In [FLIP-27: Refactor Source Interface], the aim is to address numerous issues and drawbacks in the current streaming source interface (SourceFunction) and to unify the source interface between batch and streaming APIs.

In [FLIP-27], the issues present in SourceFunction are elaborately discussed and can be summarized as follows:

Inconsistent implementation between batch and stream sources: Flink provides different Source interfaces for batch and stream processing, leading to code duplication and maintenance challenges.
Logical coupling: The "work discovery" (such as discovering Kafka's partitions or filesystem splits) and the actual data reading logic are intertwined within the SourceFunction interface and DataStream API, complicating implementations, such as Kafka and Kinesis's Source implementations.
Lack of explicit support for partitions/splits: The current interface does not clearly express the concept of partitions or splits.
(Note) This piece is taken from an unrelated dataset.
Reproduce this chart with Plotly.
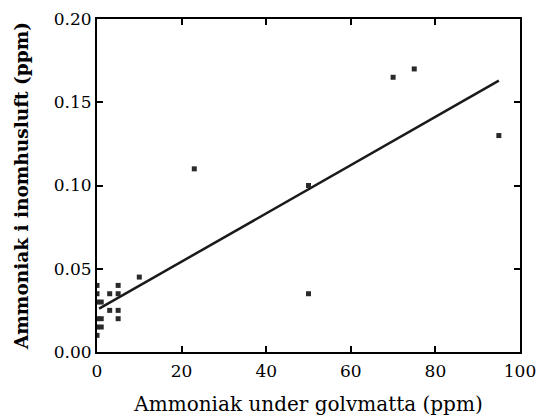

This makes it challenging to implement certain functionalities independently of the Source, such as event-time alignment, per-partition watermarking, dynamic split assignment, and work stealing. For instance, while both Kafka and Kinesis consumers support per-partition watermarking, as of Flink 1.8.1, only the Kinesis consumer supports event-time alignment (selectively reading from splits to ensure event time progresses evenly).
Checkpoint lock issues:
- The `SourceFunction` holds a checkpoint lock, necessitating that implementing elements be sent and states updated under the lock, thereby restricting Flink's ability to optimize lock usage.
- The lock is not a fair lock, causing certain threads (such as checkpoint threads) to potentially fail in acquiring the lock promptly under heavy contention.
- The current locking mechanism also hinders the implementation of operators based on the lock-free Actor/Mailbox model.
Lack of a unified threading model: Each Source has to implement its own complex threading model, making it difficult to develop and test new Sources.

Refactored KafkaSource

Core Abstractions

Split: The trackable data unit in Flink

In Flink, a Record Split refers to an ordered collection of records with a unique identifier, representing a contiguous segment of data from the source. Record Splits are fundamental units in Flink for parallel processing, fault-tolerant recovery, and state management.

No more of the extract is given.